Saturday mornings I quietly spend with my brothers in the old banwa, but the last one was different. While the political heat in Bacolod was palpably rising, I went home to Hinigaran to join the same political exercise that was happening in the entire country: the launch of the campaign for local elections or opening salvo as we know it. As if I needed more political excitement.
I did not realize it then, but this homecoming was something more than just attending a political campaign. I was not only standing up with the rest of my kasimanwas as they try to recapture the town’s leadership, I was in fact rediscovering the town I have left but never really left 40 years ago.
It was a journey back in time, as we drove through the old streets, and saw closely once more the nooks and crannies where I once trudged and played and walked and ran. This was when I realized that indeed, I have never really left this place.
I saw the crumbling past and dynamic present as well as the rising future in the houses we passed by: some old, some new, some under renovation, others under construction. I saw shopping centers where once stood a gas station, huge buildings where shanties once thrived.
There were a few sights that wrenched the heart: the public plaza I could no longer recognize; buildings and decors, most of them ridiculously out of place, have risen here and there. I kept looking at this mess and all I could think of is they’ve swept away the past. This town has better taste that this!
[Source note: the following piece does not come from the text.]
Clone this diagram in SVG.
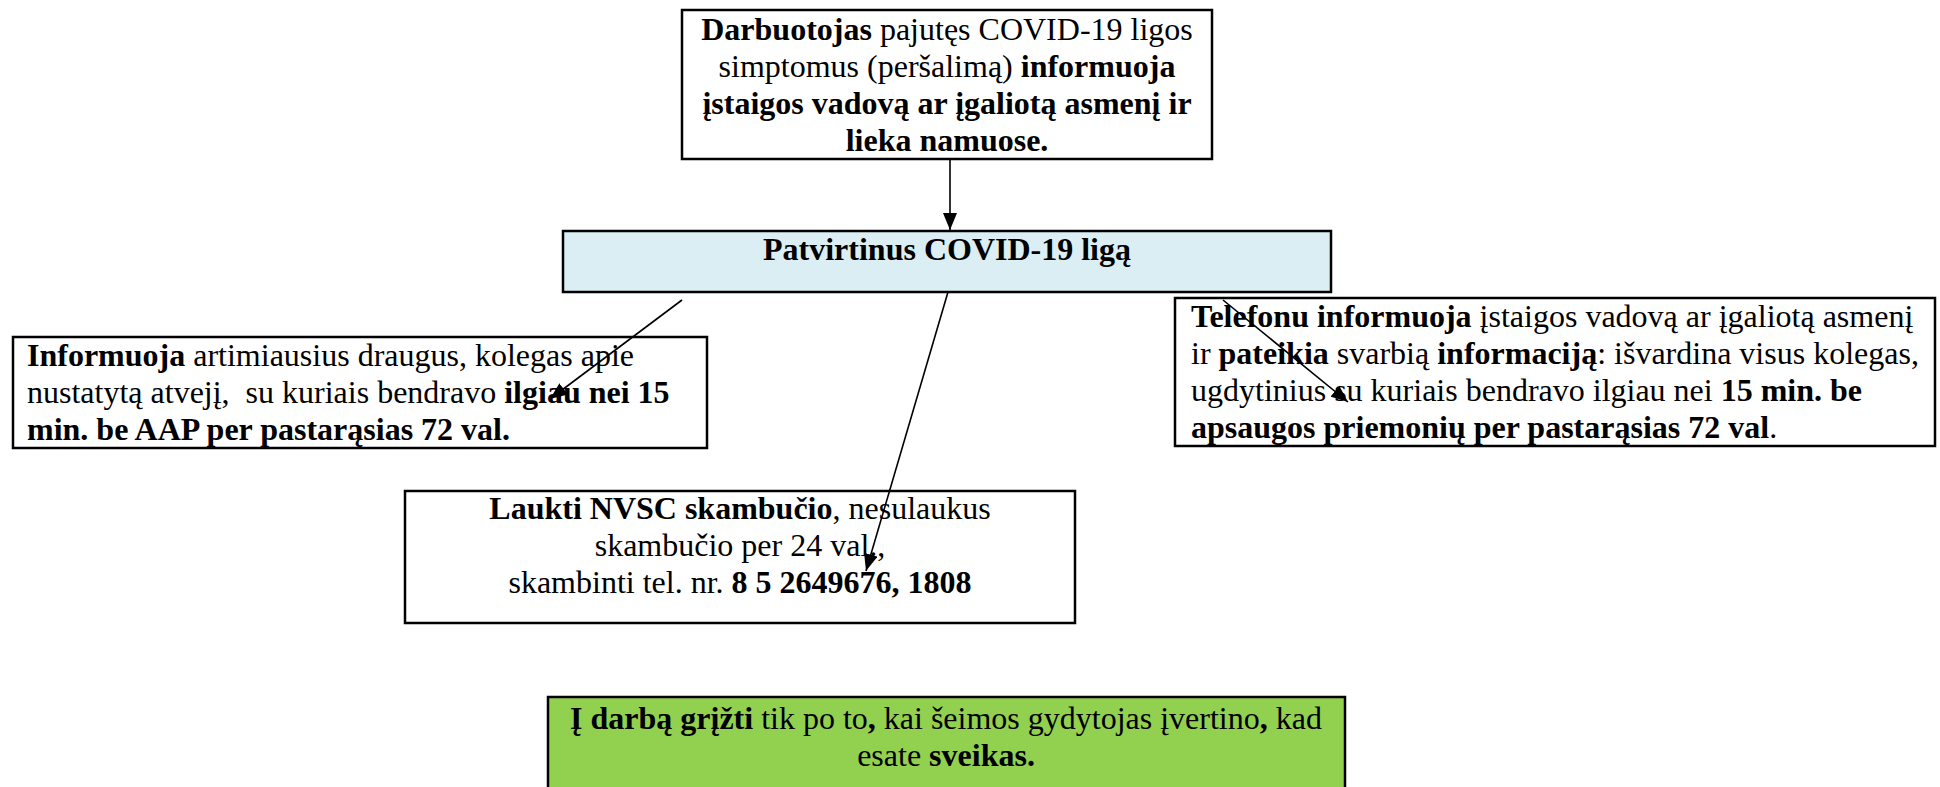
<svg xmlns="http://www.w3.org/2000/svg" width="1940" height="787" viewBox="0 0 1940 787">
<style>
.box{fill:#fff;stroke:#000;stroke-width:2.5}
.blue{fill:#DAEEF3}
.green{fill:#92D050}
text{font-family:"Liberation Serif","Times New Roman",serif;font-size:32px;fill:#000}
.c{text-anchor:middle}
.b{font-weight:bold}
.conn{stroke:#000;stroke-width:1.6;fill:none;marker-end:url(#ah)}
</style>
<defs>
<marker id="ah" markerUnits="userSpaceOnUse" markerWidth="18" markerHeight="14" refX="17" refY="7" orient="auto">
<path d="M0,0 L17,7 L0,14 Z" fill="#000"/>
</marker>
</defs>
<rect width="1940" height="787" fill="#fff"/>

<g id="n-darbuotojas">
<rect class="box" x="682" y="10" width="530" height="149"/>
<text class="c" x="947" y="40"><tspan class="b">Darbuotojas</tspan> pajutęs COVID-19 ligos</text>
<text class="c" x="947" y="77">simptomus (peršalimą) <tspan class="b">informuoja</tspan></text>
<text class="c b" x="947" y="114">įstaigos vadovą ar įgaliotą asmenį ir</text>
<text class="c b" x="947" y="151">lieka namuose.</text>
</g>

<g id="n-patvirtinus">
<rect class="box blue" x="563" y="231" width="768" height="61"/>
<text class="c b" x="947" y="260">Patvirtinus COVID-19 ligą</text>
</g>

<g id="n-informuoja">
<rect class="box" x="13" y="337" width="694" height="111"/>
<text x="27" y="366"><tspan class="b">Informuoja</tspan> artimiausius draugus, kolegas apie</text>
<text x="27" y="403">nustatytą atvejį,&#160; su kuriais bendravo <tspan class="b">ilgiau nei 15</tspan></text>
<text class="b" x="27" y="440">min. be AAP per pastarąsias 72 val.</text>
</g>

<g id="n-telefonu">
<rect class="box" x="1175" y="298" width="760" height="148"/>
<text x="1191" y="327"><tspan class="b">Telefonu informuoja</tspan> įstaigos vadovą ar įgaliotą asmenį</text>
<text x="1191" y="364">ir <tspan class="b">pateikia</tspan> svarbią <tspan class="b">informaciją</tspan>: išvardina visus kolegas,</text>
<text x="1191" y="401">ugdytinius su kuriais bendravo ilgiau nei <tspan class="b">15 min. be</tspan></text>
<text x="1191" y="438"><tspan class="b">apsaugos priemonių per pastarąsias 72 val</tspan>.</text>
</g>

<g id="n-laukti">
<rect class="box" x="405" y="491" width="670" height="132"/>
<text class="c" x="740" y="519"><tspan class="b">Laukti NVSC skambučio</tspan>, nesulaukus</text>
<text class="c" x="740" y="556">skambučio per 24 val.,</text>
<text class="c" x="740" y="593">skambinti tel. nr. <tspan class="b">8 5 2649676, 1808</tspan></text>
</g>

<g id="n-grizti">
<rect class="box green" x="548" y="697" width="797" height="110"/>
<text class="c" x="946" y="729"><tspan class="b">Į darbą grįžti</tspan> tik po to<tspan class="b">,</tspan> kai šeimos gydytojas įvertino<tspan class="b">,</tspan> kad</text>
<text class="c" x="946" y="766">esate <tspan class="b">sveikas.</tspan></text>
</g>

<g id="connectors">
<line class="conn" x1="950" y1="160" x2="950" y2="230"/>
<line class="conn" x1="682" y1="300" x2="550" y2="399"/>
<line class="conn" x1="948" y1="292" x2="866" y2="571"/>
<line class="conn" x1="1223" y1="300" x2="1348" y2="402"/>
</g>
</svg>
For the first time since I left, I am joining the politics here, albeit only as a small time campaigner. Two developments brought me here: the plan to demolish the old bridge, and the other to rehabilitate the public market which will entail the entry of Gaisano.
To my mind, the demolition of the old bridge would be the last straw against the unrelenting attack on the town’s culture and heritage. There is completely no reason for them to destroy the bridge, not even with their proposition to widen the new one. If they had enough respect for culture and history, they’d find other means to widen this. Which begs the question: do we in fact need a wider bridge? Or do we not need a wider highway first?
The other issue, the rehabilitation of the public market, raises so many questions which have not been fully answered by the current leadership. For one, we still have to know exactly what the plan here is. How will Gaisano enter the picture? How much space will it get? What will it occupy, the ground floor or the second floor? What is the assurance that our vendors are not displaced in any way? There are other concerns, but lets all sum it all up: there is need to lay down the plans for this and be forthcoming about them. This is a huge project for the town, and we’d like to know what we are getting.
By now, it is obvious which side I am in this. I am with the opposition, led by the unassuming Paul Yulo whom many of us prevailed upon to run lest there be no challenger to the incumbent.
The motorcade last Saturday felt like it was the late 70s again, when Nonoy Aguilar won mayor in a historic fight as independent against the Marcos’ Kilusang Bagong Lipunan local bets.
There was a long line of cars and tricycles which participated last Saturday. People thronged in many parts of the route, there were cheering and dancing.
Watching these, I couldn’t help but think about Tito Nonoy’s campaign and victory, how people simply wrote “Nonoy” on the ballots and nothing else, lest they be suspected of not writing “KBL”; how they guarded the counting well into the night and carried the ballot boxes to the municipio, where more vigil went on to protect the votes
So, yes, it can be said, my hometown predated the EDSA People Power revolution by a decade. Will there be a second edition this coming May? To the political observer, that is an interesting development to watch. For us, that will tell whether we can still hope for a rebirth of our banwa, or not anymore.